Но не меньше непонимания Розанов видит и со стороны писателя. Будучи правым в своей критике церкви (которую мы назвали бы «лютеровской») – ее «пышных служб», «властолюбия и честолюбия», Толстой «просмотрел» исполнение ею «великой задачи». Это – просвещение народа высшими истинами, «постоянный призыв его к идеалу» и главное – «выработка святого человека», особого типа святости, благочестивой жизни. Толстой не увидел, что «храм вполне заменяет для нашего народа гимназию, школу, университет, книгу и науку» [54] .
54
Там же. Указ. соч. С. 361, 365.
Но рассортировывая критику Толстого в адрес церкви и присоединяясь к одной из ее тем и отвергая другую, Розанов развивает и свой критический мотив, послуживший импульсом к оформлению «нового религиозного сознания». В обличениях Розанова, так же как в обличениях Толстого, можно отделить живую реакцию христианина от ревизии самого христианства. Розанов, сердечно любивший церковный быт и умевший душевно говорить о его тепле и уюте, протестует против мертвенно-канцелярского сословия церковной власти, против «механически-формального учреждения», каким он видел Синод. Интерпретируя казус Толстого с церковью, Розанов сам выступает реформатором `a la Лютер на русской почве, и даже радикальнее Лютера, в своих критических интуициях выходя далеко за границы христианского мировоззрения.

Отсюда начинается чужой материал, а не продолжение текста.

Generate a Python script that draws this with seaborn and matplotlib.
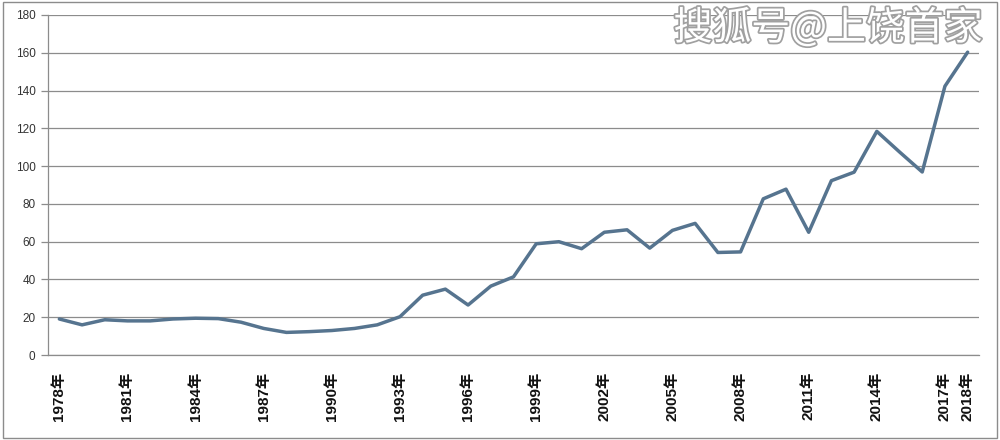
import numpy as np
import pandas as pd
import matplotlib
matplotlib.use('Agg')
import matplotlib.pyplot as plt
import matplotlib.patheffects as pe
from matplotlib.patches import Rectangle
import seaborn as sns

years = list(range(1978, 2019))
values = [19.1, 16.0, 18.7, 18.1, 18.1, 19.1, 19.5, 19.3, 17.4, 14.1,
          12.0, 12.4, 13.0, 14.1, 16.0, 20.3, 31.7, 34.9, 26.5, 36.5,
          41.4, 58.9, 60.0, 56.3, 65.0, 66.3, 56.6, 66.0, 69.7, 54.3,
          54.6, 82.7, 87.8, 65.0, 92.3, 96.8, 118.4, 107.5, 96.9, 142.3,
          160.3]
label_years = [1978, 1981, 1984, 1987, 1990, 1993, 1996, 1999, 2002, 2005,
               2008, 2011, 2014, 2017, 2018]
y_ticks = [0, 20, 40, 60, 80, 100, 120, 140, 160, 180]
watermark = '搜狐号@上饶首家'

df = pd.DataFrame({'pos': np.arange(len(years)), 'year': years, 'value': values})

sns.set_style('white')
plt.rcParams['font.family'] = ['Liberation Sans', 'Noto Sans CJK SC', 'DejaVu Sans']

fig = plt.figure(figsize=(10, 4.4), dpi=100)
ax = fig.add_axes([0.048, 0.193, 0.931, 0.773])

grid_col = '#8c8c8c'
sns.lineplot(data=df, x='pos', y='value', ax=ax, color='#56748f', linewidth=2.5)

ax.set_xlim(-0.5, len(years) - 0.5)
ax.set_ylim(0, 180)
ax.set_yticks(y_ticks)
ax.set_yticklabels([str(v) for v in y_ticks], fontsize=8.5, color='#333333')
ax.yaxis.grid(True, color=grid_col, linewidth=0.9)
ax.set_axisbelow(True)

# labels only on every third year plus the last one
lab_pos = [years.index(y) for y in label_years]
ax.set_xticks(lab_pos)
ax.set_xticklabels([f'{y}年' for y in label_years], rotation=90, fontsize=11,
                   fontweight='bold', color='#111111')
ax.set_xticks(np.arange(-0.5, len(years)), minor=True)
ax.tick_params(axis='x', which='major', length=0, pad=12)
ax.tick_params(axis='x', which='minor', length=5, color=grid_col, width=0.9)
ax.tick_params(axis='y', which='major', length=5, color=grid_col, width=0.9, left=True, pad=4)

for s in ['top', 'right']:
    ax.spines[s].set_visible(False)
for s in ['left', 'bottom']:
    ax.spines[s].set_color(grid_col)
    ax.spines[s].set_linewidth(0.9)

ax.set_xlabel('')
ax.set_ylabel('')

fig.text(0.828, 0.935, watermark, fontsize=28, color='white', ha='center', va='center',
         family=['Noto Sans CJK SC', 'DejaVu Sans'],
         path_effects=[pe.withStroke(linewidth=2.5, foreground='#a0a0a0')])

fig.patches.append(Rectangle((0.003, 0.005), 0.994, 0.99, transform=fig.transFigure,
                             fill=False, edgecolor='#8c8c8c', linewidth=1))

fig.savefig('out.png', dpi=100)
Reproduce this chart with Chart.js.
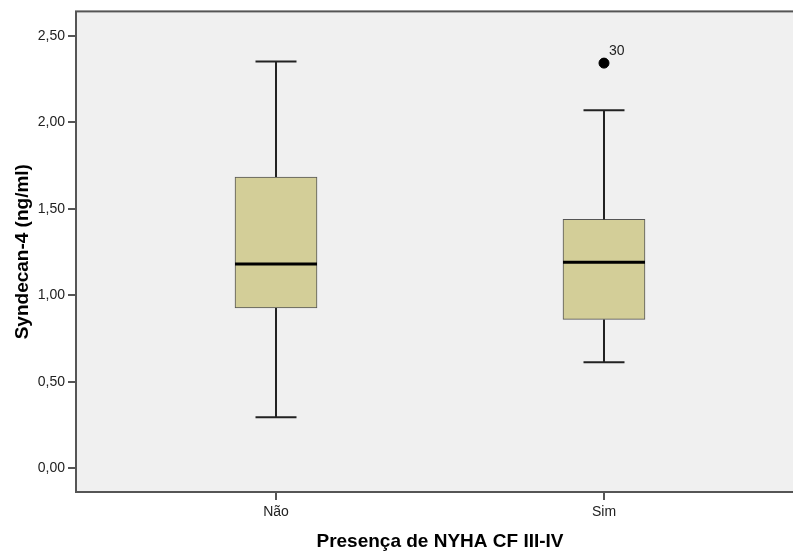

Розанов, а вместе с ним и Бердяев ставят вопрос о непомерных притязаниях церковных инстанций на человеческую душу, о превышении власти церковного ведомства в том, что касается жизненных радостей. Церковь не только отмежевывается от задач культурного творчества в миру, но главное – третирует такое дарованное человеку благо, как любовное чувство; она «не допускает самого слова „любовь“, боится и презирает то „плотское чувство“, „эстетическое восхищение, которое выразилось у Адама при виде сотворенной для него Евы“, и заменяет это чувство „безлюбовным размножением“» [55] .
55
Розанов В. В. Русская Церковь // Соч. М., 1990. Т. 1. Религия и культура. С. 339, 340.